Where to meet people  

Activities are a great way to meet people in Singapore. Cycling is really popular and there’s a great group popular with expats called ANZA Cycling, which offers morning rides most days. They group you by average speed so if you want to hang out and chat to people you can, but if you want a breathless sweat-fest then you can go for that. And of course everyone hangs around afterwards and goes for coffee. I also do a bit of climbing and there are loads of climbing gyms in Singapore, which are very popular with the locals. A lot of them have cafes and snack bars attached to them for socialising afterwards. 




Where to exercise  

Singapore is an outdoor city and is very green. It’s not the urban jungle you would expect if you’re from Manhattan or London. There’s something called the Green Corridor which is the old railway track that runs from Malaysia into downtown Singapore and lots of people walk, jog and cycle along there. I spend lots of time in a place called Kent Ridge which is a range of mountains. They run along the south of the island and you can spend a lot of time trekking back and forth. 


Where to escape  

Pre-Covid, Bali was an easy jaunt, just a two-and-a-half hour flight away. There are also some lovely islands along the Malaysian coast, whilst Thailand and western Australia are very reachable. But to really get away, I’d recommend the Cameron Highlands, which is near Kuala Lumpur. Singaporeans and expats like to go there because it’s up in the mountains and it’s cold. That’s a novelty for people living in Singapore because there are no seasons here, it’s the same weather every single day of the year.

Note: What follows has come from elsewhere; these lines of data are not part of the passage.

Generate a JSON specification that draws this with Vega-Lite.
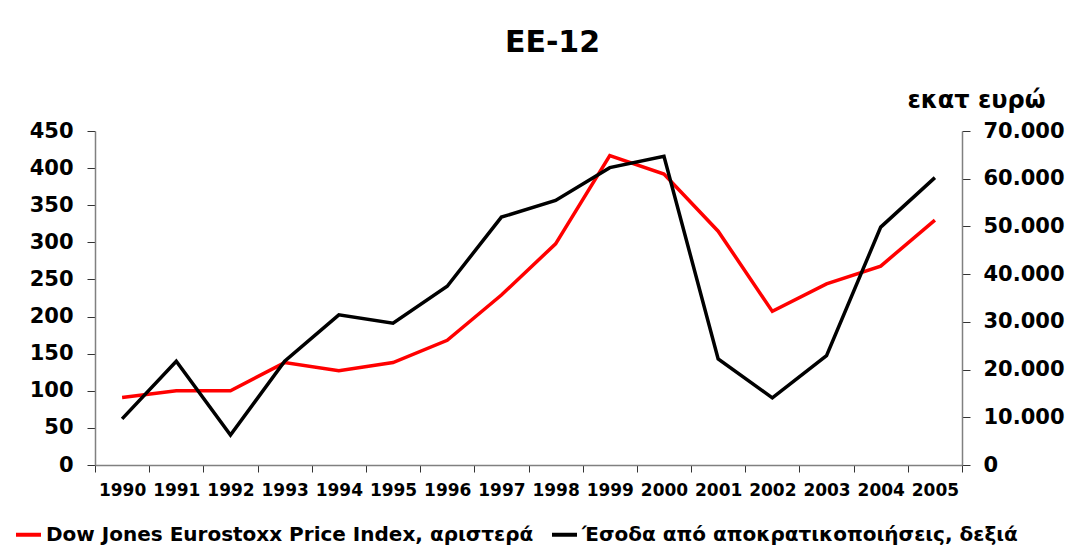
{
  "$schema": "https://vega.github.io/schema/vega-lite/v6.json",
  "autosize": "none",
  "width": 867,
  "height": 334,
  "padding": {"left": 95, "top": 131, "right": 119, "bottom": 89},
  "background": "white",
  "config": {
    "locale": {"number": {"decimal": ",", "thousands": ".", "grouping": [3], "currency": ["", " €"]}},
    "view": {"stroke": null},
    "font": "DejaVu Sans"
  },
  "title": {
    "text": "EE-12",
    "font": "DejaVu Sans",
    "fontSize": 30,
    "fontWeight": "bold",
    "color": "#000000",
    "anchor": "middle",
    "frame": "group",
    "dx": 24,
    "offset": 30
  },
  "data": {
    "values": [
      {"year": 1990, "series": "Dow Jones Eurostoxx Price Index, αριστερά", "value": 91},
      {"year": 1991, "series": "Dow Jones Eurostoxx Price Index, αριστερά", "value": 100},
      {"year": 1992, "series": "Dow Jones Eurostoxx Price Index, αριστερά", "value": 100},
      {"year": 1993, "series": "Dow Jones Eurostoxx Price Index, αριστερά", "value": 138},
      {"year": 1994, "series": "Dow Jones Eurostoxx Price Index, αριστερά", "value": 127},
      {"year": 1995, "series": "Dow Jones Eurostoxx Price Index, αριστερά", "value": 138},
      {"year": 1996, "series": "Dow Jones Eurostoxx Price Index, αριστερά", "value": 168},
      {"year": 1997, "series": "Dow Jones Eurostoxx Price Index, αριστερά", "value": 229},
      {"year": 1998, "series": "Dow Jones Eurostoxx Price Index, αριστερά", "value": 298},
      {"year": 1999, "series": "Dow Jones Eurostoxx Price Index, αριστερά", "value": 417},
      {"year": 2000, "series": "Dow Jones Eurostoxx Price Index, αριστερά", "value": 392},
      {"year": 2001, "series": "Dow Jones Eurostoxx Price Index, αριστερά", "value": 315},
      {"year": 2002, "series": "Dow Jones Eurostoxx Price Index, αριστερά", "value": 207},
      {"year": 2003, "series": "Dow Jones Eurostoxx Price Index, αριστερά", "value": 244},
      {"year": 2004, "series": "Dow Jones Eurostoxx Price Index, αριστερά", "value": 268},
      {"year": 2005, "series": "Dow Jones Eurostoxx Price Index, αριστερά", "value": 330},
      {"year": 1990, "series": "Έσοδα από αποκρατικοποιήσεις, δεξιά", "value": 9660},
      {"year": 1991, "series": "Έσοδα από αποκρατικοποιήσεις, δεξιά", "value": 21740},
      {"year": 1992, "series": "Έσοδα από αποκρατικοποιήσεις, δεξιά", "value": 6300},
      {"year": 1993, "series": "Έσοδα από αποκρατικοποιήσεις, δεξιά", "value": 21740},
      {"year": 1994, "series": "Έσοδα από αποκρατικοποιήσεις, δεξιά", "value": 31470},
      {"year": 1995, "series": "Έσοδα από αποκρατικοποιήσεις, δεξιά", "value": 29710},
      {"year": 1996, "series": "Έσοδα από αποκρατικοποιήσεις, δεξιά", "value": 37470},
      {"year": 1997, "series": "Έσοδα από αποκρατικοποιήσεις, δεξιά", "value": 51950},
      {"year": 1998, "series": "Έσοδα από αποκρατικοποιήσεις, δεξιά", "value": 55460},
      {"year": 1999, "series": "Έσοδα από αποκρατικοποιήσεις, δεξιά", "value": 62320},
      {"year": 2000, "series": "Έσοδα από αποκρατικοποιήσεις, δεξιά", "value": 64690},
      {"year": 2001, "series": "Έσοδα από αποκρατικοποιήσεις, δεξιά", "value": 22240},
      {"year": 2002, "series": "Έσοδα από αποκρατικοποιήσεις, δεξιά", "value": 14060},
      {"year": 2003, "series": "Έσοδα από αποκρατικοποιήσεις, δεξιά", "value": 22930},
      {"year": 2004, "series": "Έσοδα από αποκρατικοποιήσεις, δεξιά", "value": 49860},
      {"year": 2005, "series": "Έσοδα από αποκρατικοποιήσεις, δεξιά", "value": 60220}
    ]
  },
  "encoding": {
    "x": {
      "field": "year",
      "type": "ordinal",
      "bandPosition": 0.5,
      "scale": {"type": "band", "paddingInner": 0, "paddingOuter": 0},
      "axis": {
        "title": null,
        "tickBand": "extent",
        "labelAngle": 0,
        "labelFont": "DejaVu Sans",
        "labelFontSize": 17,
        "labelFontWeight": "bold",
        "labelColor": "#000000",
        "labelPadding": 10,
        "tickSize": 7,
        "tickColor": "#333333",
        "domainColor": "#808080",
        "domainWidth": 1.5,
        "grid": false
      }
    },
    "color": {
      "field": "series",
      "type": "nominal",
      "scale": {
        "domain": ["Dow Jones Eurostoxx Price Index, αριστερά", "Έσοδα από αποκρατικοποιήσεις, δεξιά"],
        "range": ["#ff0000", "#000000"]
      },
      "legend": {
        "title": null,
        "orient": "none",
        "direction": "horizontal",
        "legendX": -81,
        "legendY": 389,
        "symbolType": "stroke",
        "symbolSize": 625,
        "symbolStrokeWidth": 4,
        "labelFont": "DejaVu Sans",
        "labelFontSize": 20,
        "labelFontWeight": "bold",
        "labelColor": "#000000",
        "labelLimit": 0,
        "labelOffset": 3,
        "columnPadding": 10
      }
    }
  },
  "layer": [
    {
      "transform": [{"filter": "datum.series === 'Dow Jones Eurostoxx Price Index, αριστερά'"}],
      "mark": {"type": "line", "strokeWidth": 3.5},
      "encoding": {
        "y": {
          "field": "value",
          "type": "quantitative",
          "scale": {"domain": [0, 450], "nice": false},
          "axis": {
            "orient": "left",
            "title": null,
            "values": [0, 50, 100, 150, 200, 250, 300, 350, 400, 450],
            "labelFont": "DejaVu Sans",
            "labelFontSize": 21,
            "labelFontWeight": "bold",
            "labelColor": "#000000",
            "labelPadding": 14,
            "tickSize": 8,
            "tickColor": "#333333",
            "domainColor": "#808080",
            "domainWidth": 1.5,
            "grid": false
          }
        }
      }
    },
    {
      "transform": [{"filter": "datum.series === 'Έσοδα από αποκρατικοποιήσεις, δεξιά'"}],
      "mark": {"type": "line", "strokeWidth": 3.5},
      "encoding": {
        "y": {
          "field": "value",
          "type": "quantitative",
          "scale": {"domain": [0, 70000], "nice": false},
          "axis": {
            "orient": "right",
            "title": "εκατ ευρώ",
            "titleAngle": 0,
            "titleAlign": "center",
            "titleBaseline": "alphabetic",
            "titleX": 14,
            "titleY": -24,
            "titleFont": "DejaVu Sans",
            "titleFontSize": 24,
            "titleFontWeight": "bold",
            "titleColor": "#000000",
            "values": [0, 10000, 20000, 30000, 40000, 50000, 60000, 70000],
            "format": ",d",
            "labelFont": "DejaVu Sans",
            "labelFontSize": 21,
            "labelFontWeight": "bold",
            "labelColor": "#000000",
            "labelPadding": 13,
            "tickSize": 8,
            "tickColor": "#333333",
            "domainColor": "#808080",
            "domainWidth": 1.5,
            "grid": false
          }
        }
      }
    }
  ],
  "resolve": {"scale": {"y": "independent"}}
}
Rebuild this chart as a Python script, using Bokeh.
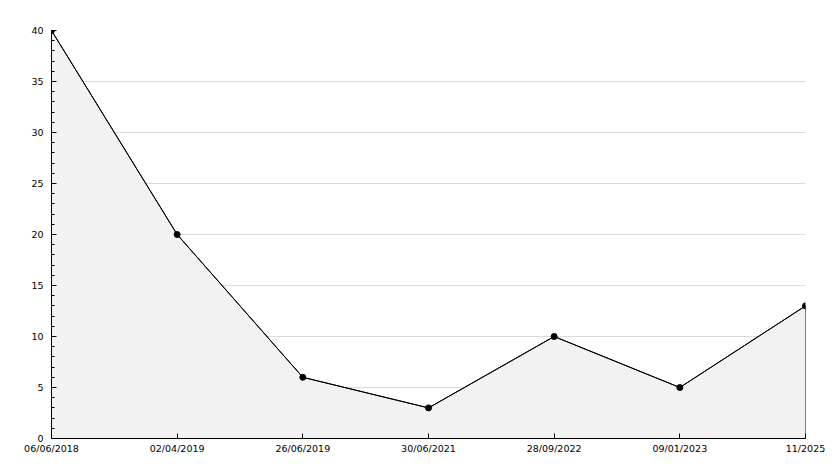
from bokeh.plotting import figure
from bokeh.models import Range1d, FixedTicker, SingleIntervalTicker
from bokeh.embed import file_html
from bokeh.resources import INLINE

dates = ["06/06/2018", "02/04/2019", "26/06/2019", "30/06/2021", "28/09/2022", "09/01/2023", "11/2025"]
values = [40, 20, 6, 3, 10, 5, 13]
y_max = 40

xs = list(range(len(dates)))

p = figure(width=834, height=468, output_backend="svg", toolbar_location=None,
           x_range=Range1d(0, len(dates) - 1), y_range=Range1d(0, y_max),
           min_border_left=51, min_border_right=29, min_border_top=30, min_border_bottom=30)
p.outline_line_color = None
p.background_fill_color = "white"
p.border_fill_color = "white"

# grid
p.xgrid.grid_line_color = None
p.ygrid.grid_line_color = "#dcdcdc"
p.ygrid.grid_line_width = 1

# area
p.patch([xs[0]] + xs + [xs[-1]], [0] + values + [0], fill_color="#f2f2f2",
        line_color="black", line_width=1)
p.line(xs, values, line_color="black", line_width=1)
pts = p.scatter(xs, values, marker="circle", size=6, fill_color="black", line_color="black")
if "clip" in pts.properties():
    pts.clip = False

# axes
p.xaxis.ticker = FixedTicker(ticks=xs)
p.xaxis.major_label_overrides = {i: d for i, d in enumerate(dates)}
p.yaxis.ticker = SingleIntervalTicker(interval=5, num_minor_ticks=5)

for ax in (p.xaxis[0], p.yaxis[0]):
    ax.axis_line_color = "black"
    ax.axis_line_width = 1
    ax.major_tick_line_color = "black"
    ax.minor_tick_line_color = "black"
    ax.major_tick_in = 5
    ax.major_tick_out = 0
    ax.minor_tick_in = 3
    ax.minor_tick_out = 0
    ax.major_label_text_font = "DejaVu Sans"
    ax.major_label_text_font_size = "9.5px"
    ax.major_label_text_color = "black"

p.xaxis.minor_tick_line_color = None
p.xaxis.major_label_standoff = 4
p.yaxis.major_label_standoff = 8

open("out.html", "w").write(file_html(p, INLINE))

Where to try something new  

There are a lot of water sports here and I have friends who go sailing and wind surfing. My family have taken up wakeboarding and we enjoy that quite a bit. There’s even a wakeboarding park which is on a rail system so you get dragged along by a cable in the sky. We’ve also done it by hiring a boat, on the north of the island, where we spent the day falling in the water. 



Where to be mindful  

We are in an Asian city so there are Buddhist temples all over the place, as well as Hindu temples, Muslim mosques and Christian churches, and they are all open. You pay your respects and if you talk to the people who are there, they will look after you. Downtown you’ll find temples tucked away between 40-storey buildings; go into one you’re in a totally different world.


Where to see something special  

Marina Bay Sands is the classic hotel in Singapore: it’s the three towers with what looks like a spaceship sitting on top. The park associated with it has ‘singing trees’ which look like big mushrooms and at night time they light up and start to play music. There’s also the Singapore Grand Prix which is a four-day festival essentially. The Killers have played there, One Republic, Noel Gallagher…we took the boys to their first concert there. It was great fun. 

In general my teenage boys love it here and Singapore is a really good place to raise teenagers. It’s very safe, with no street violence to speak of. It’s also great for outdoor living, so long as you don’t mind the humidity.